Friday, January 26, 2007

Smokin’ Aces (*1/4)

? Rival teams of assassins target a magician/gangster (Jeremy Piven) who’s holing up with hookers and bodyguards in a Lake Tahoe penthouse after agreeing to turn state’s evidence against his mobster cohorts. Ryan Reynolds and Ray Liotta are the primary FBI agents
+ The movie’s obviously set up to end with a spectacular orgy of violence, and the one thing I liked is that the inevitable shoot-out actually comes before the end, which features a revealing plot twist that some may find clever (if far-fetched), though I’d long since stopped being interested.
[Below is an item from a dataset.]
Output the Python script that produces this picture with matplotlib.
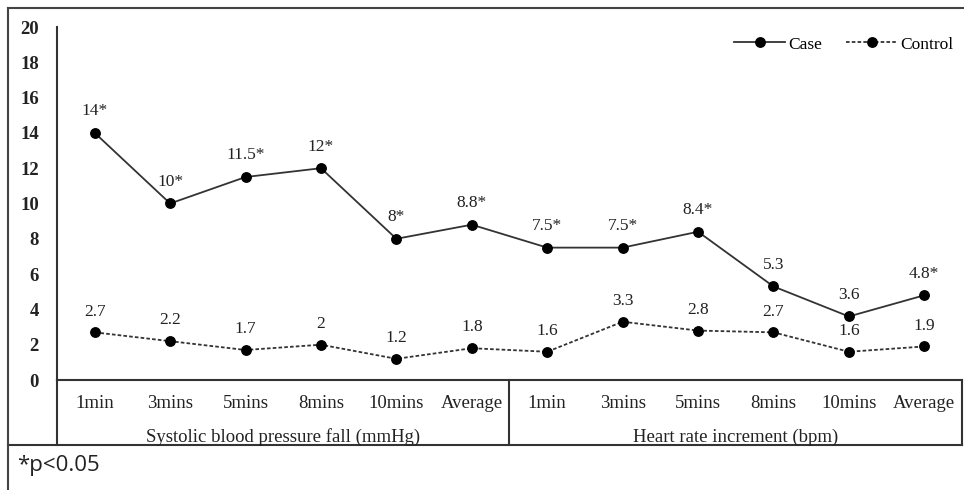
import matplotlib
matplotlib.use("Agg")
import matplotlib.pyplot as plt
from matplotlib.lines import Line2D

plt.rcParams['font.family'] = ['Liberation Serif', 'DejaVu Serif']

timepoints = ["1min", "3mins", "5mins", "8mins", "10mins", "Average"]
groups = ["Systolic blood pressure fall (mmHg)", "Heart rate increment (bpm)"]
categories = timepoints + timepoints

case_vals = [14, 10, 11.5, 12, 8, 8.8, 7.5, 7.5, 8.4, 5.3, 3.6, 4.8]
case_sig = [True, True, True, True, True, True, True, True, True, False, False, True]
control_vals = [2.7, 2.2, 1.7, 2, 1.2, 1.8, 1.6, 3.3, 2.8, 2.7, 1.6, 1.9]

W, H = 964, 490
fig = plt.figure(figsize=(W / 100, H / 100), dpi=100)
ax = fig.add_axes([57 / W, (H - 380) / H, (962 - 57) / W, (380 - 27) / H])

x = list(range(len(categories)))
ax.plot(x, case_vals, color="#333333", lw=1.3, marker="o", ms=6.8,
        mfc="black", mec="black", label="Case")
ax.plot(x, control_vals, color="#333333", lw=1.3, ls=(0, (2, 1.2)), marker="o",
        ms=6.8, mfc="black", mec="black", label="Control")

def fmt(v):
    return f"{v:g}"

for xi, v, s in zip(x, case_vals, case_sig):
    ax.annotate(fmt(v) + ("*" if s else ""), (xi, v), xytext=(0, 15.5),
                textcoords="offset points", ha="center", va="center",
                fontsize=12.5, color="#222222")
for xi, v in zip(x, control_vals):
    ax.annotate(fmt(v), (xi, v), xytext=(0, 15),
                textcoords="offset points", ha="center", va="center",
                fontsize=12.5, color="#222222")

ax.set_xlim(-0.5, len(categories) - 0.5)
ax.set_ylim(0, 20)
ax.set_yticks(range(0, 21, 2))
ax.set_yticklabels([str(t) for t in range(0, 21, 2)], fontsize=13.5, fontweight="bold")
ax.tick_params(axis="y", length=0, pad=13, colors="#222222")
ax.set_xticks([])
for side in ["top", "right"]:
    ax.spines[side].set_visible(False)
for side in ["left", "bottom"]:
    ax.spines[side].set_color("#333333")
    ax.spines[side].set_linewidth(1.5)

# category table under the axis
tb = -65 / 353
trans = ax.get_xaxis_transform()
table_kw = dict(color="#333333", lw=1.5, transform=trans, clip_on=False)
ax.add_line(Line2D([-0.5, -0.5], [0, tb], **table_kw))
ax.add_line(Line2D([5.5, 5.5], [0, tb], **table_kw))
ax.add_line(Line2D([11.5, 11.5], [0, tb], **table_kw))
ax.add_line(Line2D([-1.15, 11.5], [tb, tb], **table_kw))
for xi, lab in zip(x, categories):
    ax.text(xi, -23 / 353, lab, transform=trans, ha="center", va="center",
            fontsize=13.5, color="#222222")
for gi, g in enumerate(groups):
    ax.text(2.5 + 6 * gi, -57 / 353, g, transform=trans, ha="center", va="center",
            fontsize=13.5, color="#222222")

ax.legend(loc="upper right", bbox_to_anchor=(1.0, 0.998), ncol=2, frameon=False,
          fontsize=12.5, handlelength=2.9, columnspacing=1.4, handletextpad=0.2,
          borderaxespad=0.1)

# outer frame
fig.add_artist(Line2D([8 / W, 8 / W], [0, 1 - 8 / H], color="#444444", lw=1.5))
fig.add_artist(Line2D([8 / W, 1], [1 - 8 / H, 1 - 8 / H], color="#444444", lw=1.5))

fig.text(17 / W, 1 - 465 / H, "*p<0.05", fontsize=16, family="Open Sans",
         ha="left", va="center", color="#222222")

fig.savefig("out.png", dpi=100)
There are a couple of good performances, including singer Alicia Keys as one of the assassins, and Curtis Armstrong as the witness’s lawyer.
- Every couple of years a movie comes along that I flat out can’t stand from the get-go, and this is one of them. It starts out with an FBI agent tossing about 50 names at you, and already I didn’t care and couldn’t remember, although that turns out not to be crucial. The main thing, though, is that nearly every moment of this movie felt forced and contrived, like a lesser version of a Quentin Tarentino movie, most notably Reservoir Dogs. Now there’s a movie with a bunch of loathsome and despicable characters who are nonetheless interesting. Here’s a bunch of loathsome and despicable characters (excepting the agents, who appear only occasionally) who are just unreal, like the lesbian assassin who’s so stealthy that she randomly lets loose a profane tirade on a hotel desk clerk. This is one of a few left-field attempts at comic relief. Two of the others involve the killers stopping to chat with the corpses of their victims. The witness (Piven) is sleazy, obnoxious, depressed, and unpleasant to be around. There’s a story to the movie, but most of it is explained in about three minutes at the beginning and end by having a character simply recite it. Lame.
= *1/4 The one thing I can say about this is that it’s not simply a Hollywood studio throwaway. That is, it has a personality, as you’d expect from something with a single credited writer-director, Joe Carnahan (Narc). I therefore expect that a fair number of people will disagree with me about the movie’s virtues. Carnahan utilizes overlapping visuals and speech and generally keeps things moving fast. He also delivers the heap of violence (with some degree of novelty) that viewers will be expecting. And that may be enough for some. But only really good writing can make a movie as stylized as this work, and I just found the characters both fake and irritating, and the plotting absolutely silly.